Data section:
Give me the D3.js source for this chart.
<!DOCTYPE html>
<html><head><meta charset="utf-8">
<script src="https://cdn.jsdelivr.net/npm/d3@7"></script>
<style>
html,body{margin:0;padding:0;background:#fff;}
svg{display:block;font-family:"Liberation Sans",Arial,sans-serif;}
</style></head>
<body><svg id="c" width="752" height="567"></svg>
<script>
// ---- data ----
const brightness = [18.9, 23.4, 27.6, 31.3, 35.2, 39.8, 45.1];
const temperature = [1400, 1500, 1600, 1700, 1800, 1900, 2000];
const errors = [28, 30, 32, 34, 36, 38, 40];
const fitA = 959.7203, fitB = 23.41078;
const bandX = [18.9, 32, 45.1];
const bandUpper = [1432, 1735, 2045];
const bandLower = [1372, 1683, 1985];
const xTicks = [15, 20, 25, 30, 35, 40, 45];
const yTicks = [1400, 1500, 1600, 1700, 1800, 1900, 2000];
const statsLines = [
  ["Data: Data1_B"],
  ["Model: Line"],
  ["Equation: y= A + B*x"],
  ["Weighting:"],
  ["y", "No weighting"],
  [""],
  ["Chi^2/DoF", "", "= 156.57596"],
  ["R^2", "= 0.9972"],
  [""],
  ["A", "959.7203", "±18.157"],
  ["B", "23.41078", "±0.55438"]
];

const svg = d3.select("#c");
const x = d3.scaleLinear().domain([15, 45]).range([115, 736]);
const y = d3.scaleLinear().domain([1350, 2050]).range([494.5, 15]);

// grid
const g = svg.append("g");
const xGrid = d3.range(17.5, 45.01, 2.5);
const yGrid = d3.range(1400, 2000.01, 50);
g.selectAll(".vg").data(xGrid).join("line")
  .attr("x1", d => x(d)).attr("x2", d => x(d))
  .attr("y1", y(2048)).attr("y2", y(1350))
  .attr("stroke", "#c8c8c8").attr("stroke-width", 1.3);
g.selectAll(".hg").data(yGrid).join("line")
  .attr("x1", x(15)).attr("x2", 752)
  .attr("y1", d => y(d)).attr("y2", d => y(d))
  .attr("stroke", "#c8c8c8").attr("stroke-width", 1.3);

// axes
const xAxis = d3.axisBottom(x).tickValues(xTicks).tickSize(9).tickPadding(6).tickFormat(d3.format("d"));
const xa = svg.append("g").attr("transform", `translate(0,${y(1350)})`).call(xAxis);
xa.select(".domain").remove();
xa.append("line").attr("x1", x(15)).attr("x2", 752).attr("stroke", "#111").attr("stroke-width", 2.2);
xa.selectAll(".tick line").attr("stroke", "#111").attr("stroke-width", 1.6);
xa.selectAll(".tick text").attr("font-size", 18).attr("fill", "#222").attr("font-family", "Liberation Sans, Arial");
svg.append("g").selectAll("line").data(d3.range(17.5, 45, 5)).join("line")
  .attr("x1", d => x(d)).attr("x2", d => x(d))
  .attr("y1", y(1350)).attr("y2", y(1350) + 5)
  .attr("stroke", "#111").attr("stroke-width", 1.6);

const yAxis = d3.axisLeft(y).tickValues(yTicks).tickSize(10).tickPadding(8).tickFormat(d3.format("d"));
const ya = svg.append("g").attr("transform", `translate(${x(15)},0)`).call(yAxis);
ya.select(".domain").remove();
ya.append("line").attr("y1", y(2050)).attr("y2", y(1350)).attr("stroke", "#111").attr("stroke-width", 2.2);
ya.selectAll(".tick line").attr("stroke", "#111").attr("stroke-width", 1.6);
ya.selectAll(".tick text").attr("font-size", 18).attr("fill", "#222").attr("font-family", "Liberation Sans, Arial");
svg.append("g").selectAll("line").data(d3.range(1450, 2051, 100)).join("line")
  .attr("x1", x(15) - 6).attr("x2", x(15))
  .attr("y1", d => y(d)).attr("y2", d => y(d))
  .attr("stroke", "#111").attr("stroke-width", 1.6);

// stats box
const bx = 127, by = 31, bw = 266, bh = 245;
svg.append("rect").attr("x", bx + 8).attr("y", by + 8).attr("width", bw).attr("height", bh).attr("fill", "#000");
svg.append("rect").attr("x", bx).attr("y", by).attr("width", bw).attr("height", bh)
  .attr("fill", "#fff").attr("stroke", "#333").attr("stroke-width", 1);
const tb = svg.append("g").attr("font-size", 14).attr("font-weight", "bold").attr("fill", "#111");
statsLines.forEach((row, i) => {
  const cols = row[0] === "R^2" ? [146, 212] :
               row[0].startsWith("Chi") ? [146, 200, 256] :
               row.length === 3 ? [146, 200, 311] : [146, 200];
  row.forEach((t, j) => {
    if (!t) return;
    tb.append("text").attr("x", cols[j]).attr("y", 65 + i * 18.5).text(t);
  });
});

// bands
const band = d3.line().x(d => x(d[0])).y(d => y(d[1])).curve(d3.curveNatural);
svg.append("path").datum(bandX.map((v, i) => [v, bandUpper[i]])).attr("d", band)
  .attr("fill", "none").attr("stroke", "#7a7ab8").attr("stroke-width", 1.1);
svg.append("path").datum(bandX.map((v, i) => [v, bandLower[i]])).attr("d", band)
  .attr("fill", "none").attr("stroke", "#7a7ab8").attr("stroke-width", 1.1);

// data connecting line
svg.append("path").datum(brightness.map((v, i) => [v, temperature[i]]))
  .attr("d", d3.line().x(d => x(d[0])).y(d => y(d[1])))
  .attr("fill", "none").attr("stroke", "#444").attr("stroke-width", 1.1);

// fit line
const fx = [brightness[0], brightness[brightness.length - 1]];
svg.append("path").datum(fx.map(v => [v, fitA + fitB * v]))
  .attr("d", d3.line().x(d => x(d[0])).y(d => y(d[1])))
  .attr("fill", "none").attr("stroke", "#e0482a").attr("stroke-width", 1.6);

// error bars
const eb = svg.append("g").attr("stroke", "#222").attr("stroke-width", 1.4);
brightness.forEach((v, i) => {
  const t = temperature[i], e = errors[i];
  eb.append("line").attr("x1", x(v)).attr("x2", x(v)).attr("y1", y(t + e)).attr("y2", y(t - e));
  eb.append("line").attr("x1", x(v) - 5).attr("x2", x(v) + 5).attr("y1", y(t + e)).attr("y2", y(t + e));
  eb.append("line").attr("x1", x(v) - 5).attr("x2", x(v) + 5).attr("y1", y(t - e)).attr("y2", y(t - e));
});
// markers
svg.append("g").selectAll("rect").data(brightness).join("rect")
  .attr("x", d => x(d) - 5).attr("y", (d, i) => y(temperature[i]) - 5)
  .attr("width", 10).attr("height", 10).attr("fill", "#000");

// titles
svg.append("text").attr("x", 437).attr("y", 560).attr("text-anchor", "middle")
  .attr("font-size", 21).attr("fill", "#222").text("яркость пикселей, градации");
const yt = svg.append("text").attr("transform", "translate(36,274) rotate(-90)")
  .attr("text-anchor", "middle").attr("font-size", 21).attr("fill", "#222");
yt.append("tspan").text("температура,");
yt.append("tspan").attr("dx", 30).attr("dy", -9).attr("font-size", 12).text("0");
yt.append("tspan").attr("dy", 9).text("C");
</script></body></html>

Problem details: Write the data out again in full and exactly.

Solution:
Give me the D3.js source for this chart.
<!DOCTYPE html>
<html><head><meta charset="utf-8">
<script src="https://cdn.jsdelivr.net/npm/d3@7"></script>
<style>
html,body{margin:0;padding:0;background:#fff;}
svg{display:block;font-family:"Liberation Sans",Arial,sans-serif;}
</style></head>
<body><svg id="c" width="752" height="567"></svg>
<script>
// ---- data ----
const brightness = [18.9, 23.4, 27.6, 31.3, 35.2, 39.8, 45.1];
const temperature = [1400, 1500, 1600, 1700, 1800, 1900, 2000];
const errors = [28, 30, 32, 34, 36, 38, 40];
const fitA = 959.7203, fitB = 23.41078;
const bandX = [18.9, 32, 45.1];
const bandUpper = [1432, 1735, 2045];
const bandLower = [1372, 1683, 1985];
const xTicks = [15, 20, 25, 30, 35, 40, 45];
const yTicks = [1400, 1500, 1600, 1700, 1800, 1900, 2000];
const statsLines = [
  ["Data: Data1_B"],
  ["Model: Line"],
  ["Equation: y= A + B*x"],
  ["Weighting:"],
  ["y", "No weighting"],
  [""],
  ["Chi^2/DoF", "", "= 156.57596"],
  ["R^2", "= 0.9972"],
  [""],
  ["A", "959.7203", "±18.157"],
  ["B", "23.41078", "±0.55438"]
];

const svg = d3.select("#c");
const x = d3.scaleLinear().domain([15, 45]).range([115, 736]);
const y = d3.scaleLinear().domain([1350, 2050]).range([494.5, 15]);

// grid
const g = svg.append("g");
const xGrid = d3.range(17.5, 45.01, 2.5);
const yGrid = d3.range(1400, 2000.01, 50);
g.selectAll(".vg").data(xGrid).join("line")
  .attr("x1", d => x(d)).attr("x2", d => x(d))
  .attr("y1", y(2048)).attr("y2", y(1350))
  .attr("stroke", "#c8c8c8").attr("stroke-width", 1.3);
g.selectAll(".hg").data(yGrid).join("line")
  .attr("x1", x(15)).attr("x2", 752)
  .attr("y1", d => y(d)).attr("y2", d => y(d))
  .attr("stroke", "#c8c8c8").attr("stroke-width", 1.3);

// axes
const xAxis = d3.axisBottom(x).tickValues(xTicks).tickSize(9).tickPadding(6).tickFormat(d3.format("d"));
const xa = svg.append("g").attr("transform", `translate(0,${y(1350)})`).call(xAxis);
xa.select(".domain").remove();
xa.append("line").attr("x1", x(15)).attr("x2", 752).attr("stroke", "#111").attr("stroke-width", 2.2);
xa.selectAll(".tick line").attr("stroke", "#111").attr("stroke-width", 1.6);
xa.selectAll(".tick text").attr("font-size", 18).attr("fill", "#222").attr("font-family", "Liberation Sans, Arial");
svg.append("g").selectAll("line").data(d3.range(17.5, 45, 5)).join("line")
  .attr("x1", d => x(d)).attr("x2", d => x(d))
  .attr("y1", y(1350)).attr("y2", y(1350) + 5)
  .attr("stroke", "#111").attr("stroke-width", 1.6);

const yAxis = d3.axisLeft(y).tickValues(yTicks).tickSize(10).tickPadding(8).tickFormat(d3.format("d"));
const ya = svg.append("g").attr("transform", `translate(${x(15)},0)`).call(yAxis);
ya.select(".domain").remove();
ya.append("line").attr("y1", y(2050)).attr("y2", y(1350)).attr("stroke", "#111").attr("stroke-width", 2.2);
ya.selectAll(".tick line").attr("stroke", "#111").attr("stroke-width", 1.6);
ya.selectAll(".tick text").attr("font-size", 18).attr("fill", "#222").attr("font-family", "Liberation Sans, Arial");
svg.append("g").selectAll("line").data(d3.range(1450, 2051, 100)).join("line")
  .attr("x1", x(15) - 6).attr("x2", x(15))
  .attr("y1", d => y(d)).attr("y2", d => y(d))
  .attr("stroke", "#111").attr("stroke-width", 1.6);

// stats box
const bx = 127, by = 31, bw = 266, bh = 245;
svg.append("rect").attr("x", bx + 8).attr("y", by + 8).attr("width", bw).attr("height", bh).attr("fill", "#000");
svg.append("rect").attr("x", bx).attr("y", by).attr("width", bw).attr("height", bh)
  .attr("fill", "#fff").attr("stroke", "#333").attr("stroke-width", 1);
const tb = svg.append("g").attr("font-size", 14).attr("font-weight", "bold").attr("fill", "#111");
statsLines.forEach((row, i) => {
  const cols = row[0] === "R^2" ? [146, 212] :
               row[0].startsWith("Chi") ? [146, 200, 256] :
               row.length === 3 ? [146, 200, 311] : [146, 200];
  row.forEach((t, j) => {
    if (!t) return;
    tb.append("text").attr("x", cols[j]).attr("y", 65 + i * 18.5).text(t);
  });
});

// bands
const band = d3.line().x(d => x(d[0])).y(d => y(d[1])).curve(d3.curveNatural);
svg.append("path").datum(bandX.map((v, i) => [v, bandUpper[i]])).attr("d", band)
  .attr("fill", "none").attr("stroke", "#7a7ab8").attr("stroke-width", 1.1);
svg.append("path").datum(bandX.map((v, i) => [v, bandLower[i]])).attr("d", band)
  .attr("fill", "none").attr("stroke", "#7a7ab8").attr("stroke-width", 1.1);

// data connecting line
svg.append("path").datum(brightness.map((v, i) => [v, temperature[i]]))
  .attr("d", d3.line().x(d => x(d[0])).y(d => y(d[1])))
  .attr("fill", "none").attr("stroke", "#444").attr("stroke-width", 1.1);

// fit line
const fx = [brightness[0], brightness[brightness.length - 1]];
svg.append("path").datum(fx.map(v => [v, fitA + fitB * v]))
  .attr("d", d3.line().x(d => x(d[0])).y(d => y(d[1])))
  .attr("fill", "none").attr("stroke", "#e0482a").attr("stroke-width", 1.6);

// error bars
const eb = svg.append("g").attr("stroke", "#222").attr("stroke-width", 1.4);
brightness.forEach((v, i) => {
  const t = temperature[i], e = errors[i];
  eb.append("line").attr("x1", x(v)).attr("x2", x(v)).attr("y1", y(t + e)).attr("y2", y(t - e));
  eb.append("line").attr("x1", x(v) - 5).attr("x2", x(v) + 5).attr("y1", y(t + e)).attr("y2", y(t + e));
  eb.append("line").attr("x1", x(v) - 5).attr("x2", x(v) + 5).attr("y1", y(t - e)).attr("y2", y(t - e));
});
// markers
svg.append("g").selectAll("rect").data(brightness).join("rect")
  .attr("x", d => x(d) - 5).attr("y", (d, i) => y(temperature[i]) - 5)
  .attr("width", 10).attr("height", 10).attr("fill", "#000");

// titles
svg.append("text").attr("x", 437).attr("y", 560).attr("text-anchor", "middle")
  .attr("font-size", 21).attr("fill", "#222").text("яркость пикселей, градации");
const yt = svg.append("text").attr("transform", "translate(36,274) rotate(-90)")
  .attr("text-anchor", "middle").attr("font-size", 21).attr("fill", "#222");
yt.append("tspan").text("температура,");
yt.append("tspan").attr("dx", 30).attr("dy", -9).attr("font-size", 12).text("0");
yt.append("tspan").attr("dy", 9).text("C");
</script></body></html>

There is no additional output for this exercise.